## Start SOURCE MATERIAL

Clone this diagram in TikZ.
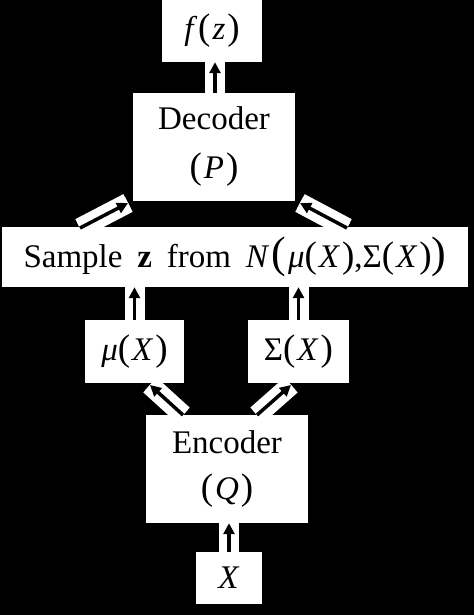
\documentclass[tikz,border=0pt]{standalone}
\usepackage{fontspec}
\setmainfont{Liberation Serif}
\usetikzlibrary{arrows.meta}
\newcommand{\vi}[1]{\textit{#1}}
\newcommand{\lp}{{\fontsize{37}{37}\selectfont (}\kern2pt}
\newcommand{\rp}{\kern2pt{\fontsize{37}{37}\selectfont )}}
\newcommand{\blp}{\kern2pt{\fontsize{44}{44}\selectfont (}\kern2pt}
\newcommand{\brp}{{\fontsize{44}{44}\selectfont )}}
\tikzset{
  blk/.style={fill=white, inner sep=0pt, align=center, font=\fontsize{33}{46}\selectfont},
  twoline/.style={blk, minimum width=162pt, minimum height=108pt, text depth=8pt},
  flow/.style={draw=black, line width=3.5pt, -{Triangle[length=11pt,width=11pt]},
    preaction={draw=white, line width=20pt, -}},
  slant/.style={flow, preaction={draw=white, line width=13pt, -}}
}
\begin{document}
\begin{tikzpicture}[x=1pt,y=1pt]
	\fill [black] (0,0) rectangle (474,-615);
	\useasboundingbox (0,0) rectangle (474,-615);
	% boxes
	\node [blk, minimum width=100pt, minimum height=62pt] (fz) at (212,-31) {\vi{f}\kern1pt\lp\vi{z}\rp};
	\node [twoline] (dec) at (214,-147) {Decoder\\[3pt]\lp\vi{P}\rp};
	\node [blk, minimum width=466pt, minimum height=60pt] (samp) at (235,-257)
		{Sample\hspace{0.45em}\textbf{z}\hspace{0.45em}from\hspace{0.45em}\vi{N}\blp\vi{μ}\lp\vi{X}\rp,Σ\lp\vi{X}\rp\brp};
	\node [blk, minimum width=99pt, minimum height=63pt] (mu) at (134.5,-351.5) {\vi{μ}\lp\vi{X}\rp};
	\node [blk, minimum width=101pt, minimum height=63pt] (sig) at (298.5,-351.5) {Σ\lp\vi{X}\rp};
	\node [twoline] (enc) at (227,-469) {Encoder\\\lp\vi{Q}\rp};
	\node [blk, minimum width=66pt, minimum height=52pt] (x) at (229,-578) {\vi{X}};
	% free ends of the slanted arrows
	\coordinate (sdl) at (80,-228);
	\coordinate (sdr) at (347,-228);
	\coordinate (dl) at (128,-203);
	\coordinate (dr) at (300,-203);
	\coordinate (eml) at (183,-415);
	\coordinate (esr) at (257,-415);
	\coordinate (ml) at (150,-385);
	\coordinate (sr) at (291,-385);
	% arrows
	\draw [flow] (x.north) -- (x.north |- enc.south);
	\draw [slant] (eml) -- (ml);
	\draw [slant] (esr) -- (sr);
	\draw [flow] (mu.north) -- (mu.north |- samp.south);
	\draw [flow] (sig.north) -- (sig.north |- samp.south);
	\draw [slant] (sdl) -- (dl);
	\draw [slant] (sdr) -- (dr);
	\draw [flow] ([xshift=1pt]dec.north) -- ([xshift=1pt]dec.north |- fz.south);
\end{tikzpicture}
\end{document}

## End SOURCE MATERIAL

- **TASK INSTRUCTIONS**: All of the data above should be transcribed verbatim, with pictures omitted.

- **RESPONSE TO THIS EXERCISE**:
Clone this diagram in TikZ.
\documentclass[tikz,border=0pt]{standalone}
\usepackage{fontspec}
\setmainfont{Liberation Serif}
\usetikzlibrary{arrows.meta}
\newcommand{\vi}[1]{\textit{#1}}
\newcommand{\lp}{{\fontsize{37}{37}\selectfont (}\kern2pt}
\newcommand{\rp}{\kern2pt{\fontsize{37}{37}\selectfont )}}
\newcommand{\blp}{\kern2pt{\fontsize{44}{44}\selectfont (}\kern2pt}
\newcommand{\brp}{{\fontsize{44}{44}\selectfont )}}
\tikzset{
  blk/.style={fill=white, inner sep=0pt, align=center, font=\fontsize{33}{46}\selectfont},
  twoline/.style={blk, minimum width=162pt, minimum height=108pt, text depth=8pt},
  flow/.style={draw=black, line width=3.5pt, -{Triangle[length=11pt,width=11pt]},
    preaction={draw=white, line width=20pt, -}},
  slant/.style={flow, preaction={draw=white, line width=13pt, -}}
}
\begin{document}
\begin{tikzpicture}[x=1pt,y=1pt]
	\fill [black] (0,0) rectangle (474,-615);
	\useasboundingbox (0,0) rectangle (474,-615);
	% boxes
	\node [blk, minimum width=100pt, minimum height=62pt] (fz) at (212,-31) {\vi{f}\kern1pt\lp\vi{z}\rp};
	\node [twoline] (dec) at (214,-147) {Decoder\\[3pt]\lp\vi{P}\rp};
	\node [blk, minimum width=466pt, minimum height=60pt] (samp) at (235,-257)
		{Sample\hspace{0.45em}\textbf{z}\hspace{0.45em}from\hspace{0.45em}\vi{N}\blp\vi{μ}\lp\vi{X}\rp,Σ\lp\vi{X}\rp\brp};
	\node [blk, minimum width=99pt, minimum height=63pt] (mu) at (134.5,-351.5) {\vi{μ}\lp\vi{X}\rp};
	\node [blk, minimum width=101pt, minimum height=63pt] (sig) at (298.5,-351.5) {Σ\lp\vi{X}\rp};
	\node [twoline] (enc) at (227,-469) {Encoder\\\lp\vi{Q}\rp};
	\node [blk, minimum width=66pt, minimum height=52pt] (x) at (229,-578) {\vi{X}};
	% free ends of the slanted arrows
	\coordinate (sdl) at (80,-228);
	\coordinate (sdr) at (347,-228);
	\coordinate (dl) at (128,-203);
	\coordinate (dr) at (300,-203);
	\coordinate (eml) at (183,-415);
	\coordinate (esr) at (257,-415);
	\coordinate (ml) at (150,-385);
	\coordinate (sr) at (291,-385);
	% arrows
	\draw [flow] (x.north) -- (x.north |- enc.south);
	\draw [slant] (eml) -- (ml);
	\draw [slant] (esr) -- (sr);
	\draw [flow] (mu.north) -- (mu.north |- samp.south);
	\draw [flow] (sig.north) -- (sig.north |- samp.south);
	\draw [slant] (sdl) -- (dl);
	\draw [slant] (sdr) -- (dr);
	\draw [flow] ([xshift=1pt]dec.north) -- ([xshift=1pt]dec.north |- fz.south);
\end{tikzpicture}
\end{document}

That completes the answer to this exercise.